▸ **PROVIDED DATA**

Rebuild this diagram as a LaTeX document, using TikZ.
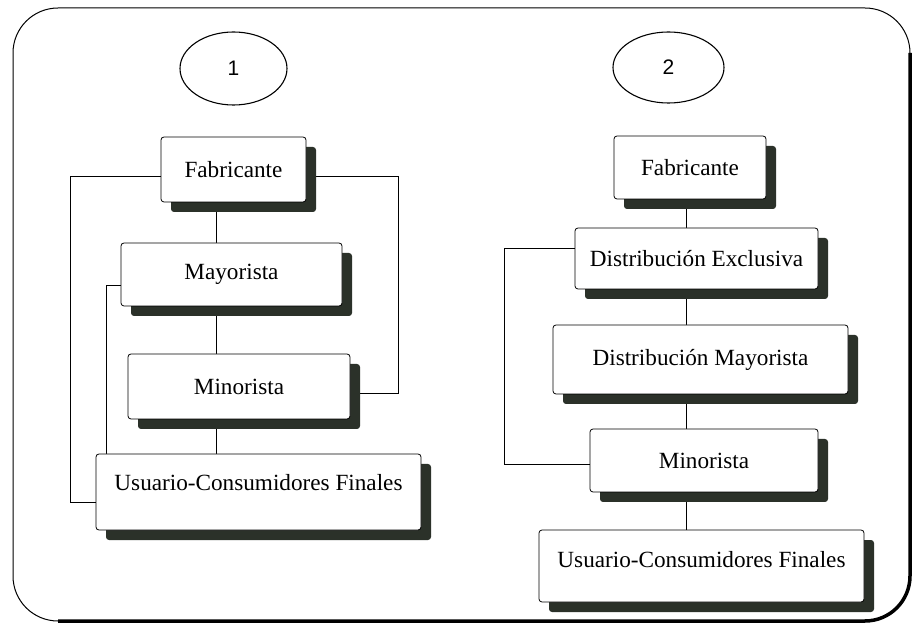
\documentclass[tikz,border=0pt]{standalone}
\usepackage{fontspec}
\setmainfont{Liberation Serif}
\newfontfamily\numfont{Liberation Sans}
\usetikzlibrary{shapes.geometric,shadows,backgrounds,calc}
\definecolor{boxshade}{HTML}{2B3129}
\tikzset{
 chanbox/.style={draw, fill=white, rounded corners=3pt, line width=.8pt, inner sep=0pt,
   font=\fontsize{23.2}{27}\selectfont,
   drop shadow={shadow xshift=10pt, shadow yshift=-10pt, fill=boxshade, opacity=1}},
 tag/.style={draw, ellipse, line width=1.1pt, inner sep=0pt, font=\numfont\fontsize{21}{25}\selectfont},
 link/.style={line width=.8pt}
}
\begin{document}
\begin{tikzpicture}[x=1pt,y=-1pt]
\useasboundingbox (0,0) rectangle (914,628);
% frame
\draw[line width=1pt, rounded corners=45pt] (13,8) rectangle (910,621);
\draw[line width=3.5pt, rounded corners=45pt] (58,621) -- (910,621) -- (910,53);

% channel 1
\node[tag, minimum width=107, minimum height=73] (e1) at (233.5,68.5) {1};
\node[chanbox, minimum width=145, minimum height=65] (fab1) at (233.5,169.5) {Fabricante};
\node[chanbox, minimum width=221, minimum height=63] (may1) at (231.5,274.5) {Mayorista};
\node[chanbox, minimum width=222, minimum height=65] (min1) at (239,386.5) {Minorista};
\node[chanbox, minimum width=325, minimum height=76, text depth=19pt] (usr1) at (258.5,492) {Usuario-Consumidores Finales};
\coordinate (spine1) at (216,0);

% channel 2
\node[tag, minimum width=111, minimum height=71] (e2) at (668.5,67.5) {2};
\node[chanbox, minimum width=152, minimum height=63] (fab2) at (690,167.5) {Fabricante};
\node[chanbox, minimum width=243, minimum height=61] (dex2) at (696.5,258.5) {Distribución Exclusiva};
\node[chanbox, minimum width=295, minimum height=69] (dma2) at (700.5,359.5) {Distribución Mayorista};
\node[chanbox, minimum width=228, minimum height=63] (min2) at (704,460.5) {Minorista};
\node[chanbox, minimum width=325, minimum height=72, text depth=13pt] (usr2) at (701.5,566) {Usuario-Consumidores Finales};
\coordinate (spine2) at (686,0);

\begin{scope}[on background layer]
\foreach \a/\b in {fab1/may1, may1/min1, min1/usr1}
 \draw[link] (\a.south -| spine1) -- (\b.north -| spine1);
\foreach \a/\b in {fab2/dex2, dex2/dma2, dma2/min2, min2/usr2}
 \draw[link] (\a.south -| spine2) -- (\b.north -| spine2);
\draw[link] ([yshift=-7pt]fab1.west) -- ++(-90,0) |- ([yshift=-10pt]usr1.west);
\draw[link] ([yshift=-7pt]fab1.east) -- ++(92,0) |- ([yshift=-7pt]min1.east);
\draw[link] ([yshift=-11pt]may1.west) -| ([xshift=11pt]usr1.north west);
\draw[link] ([yshift=10pt]dex2.west) -- ++(-70,0) |- ([yshift=-4pt]min2.west);
\end{scope}
\end{tikzpicture}
\end{document}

▸ **CHALLENGE**
Take the listing above and restate it word for word, without its pictures.

▸ **OUTPUT FOR THIS EXERCISE**
Rebuild this diagram as a LaTeX document, using TikZ.
\documentclass[tikz,border=0pt]{standalone}
\usepackage{fontspec}
\setmainfont{Liberation Serif}
\newfontfamily\numfont{Liberation Sans}
\usetikzlibrary{shapes.geometric,shadows,backgrounds,calc}
\definecolor{boxshade}{HTML}{2B3129}
\tikzset{
 chanbox/.style={draw, fill=white, rounded corners=3pt, line width=.8pt, inner sep=0pt,
   font=\fontsize{23.2}{27}\selectfont,
   drop shadow={shadow xshift=10pt, shadow yshift=-10pt, fill=boxshade, opacity=1}},
 tag/.style={draw, ellipse, line width=1.1pt, inner sep=0pt, font=\numfont\fontsize{21}{25}\selectfont},
 link/.style={line width=.8pt}
}
\begin{document}
\begin{tikzpicture}[x=1pt,y=-1pt]
\useasboundingbox (0,0) rectangle (914,628);
% frame
\draw[line width=1pt, rounded corners=45pt] (13,8) rectangle (910,621);
\draw[line width=3.5pt, rounded corners=45pt] (58,621) -- (910,621) -- (910,53);

% channel 1
\node[tag, minimum width=107, minimum height=73] (e1) at (233.5,68.5) {1};
\node[chanbox, minimum width=145, minimum height=65] (fab1) at (233.5,169.5) {Fabricante};
\node[chanbox, minimum width=221, minimum height=63] (may1) at (231.5,274.5) {Mayorista};
\node[chanbox, minimum width=222, minimum height=65] (min1) at (239,386.5) {Minorista};
\node[chanbox, minimum width=325, minimum height=76, text depth=19pt] (usr1) at (258.5,492) {Usuario-Consumidores Finales};
\coordinate (spine1) at (216,0);

% channel 2
\node[tag, minimum width=111, minimum height=71] (e2) at (668.5,67.5) {2};
\node[chanbox, minimum width=152, minimum height=63] (fab2) at (690,167.5) {Fabricante};
\node[chanbox, minimum width=243, minimum height=61] (dex2) at (696.5,258.5) {Distribución Exclusiva};
\node[chanbox, minimum width=295, minimum height=69] (dma2) at (700.5,359.5) {Distribución Mayorista};
\node[chanbox, minimum width=228, minimum height=63] (min2) at (704,460.5) {Minorista};
\node[chanbox, minimum width=325, minimum height=72, text depth=13pt] (usr2) at (701.5,566) {Usuario-Consumidores Finales};
\coordinate (spine2) at (686,0);

\begin{scope}[on background layer]
\foreach \a/\b in {fab1/may1, may1/min1, min1/usr1}
 \draw[link] (\a.south -| spine1) -- (\b.north -| spine1);
\foreach \a/\b in {fab2/dex2, dex2/dma2, dma2/min2, min2/usr2}
 \draw[link] (\a.south -| spine2) -- (\b.north -| spine2);
\draw[link] ([yshift=-7pt]fab1.west) -- ++(-90,0) |- ([yshift=-10pt]usr1.west);
\draw[link] ([yshift=-7pt]fab1.east) -- ++(92,0) |- ([yshift=-7pt]min1.east);
\draw[link] ([yshift=-11pt]may1.west) -| ([xshift=11pt]usr1.north west);
\draw[link] ([yshift=10pt]dex2.west) -- ++(-70,0) |- ([yshift=-4pt]min2.west);
\end{scope}
\end{tikzpicture}
\end{document}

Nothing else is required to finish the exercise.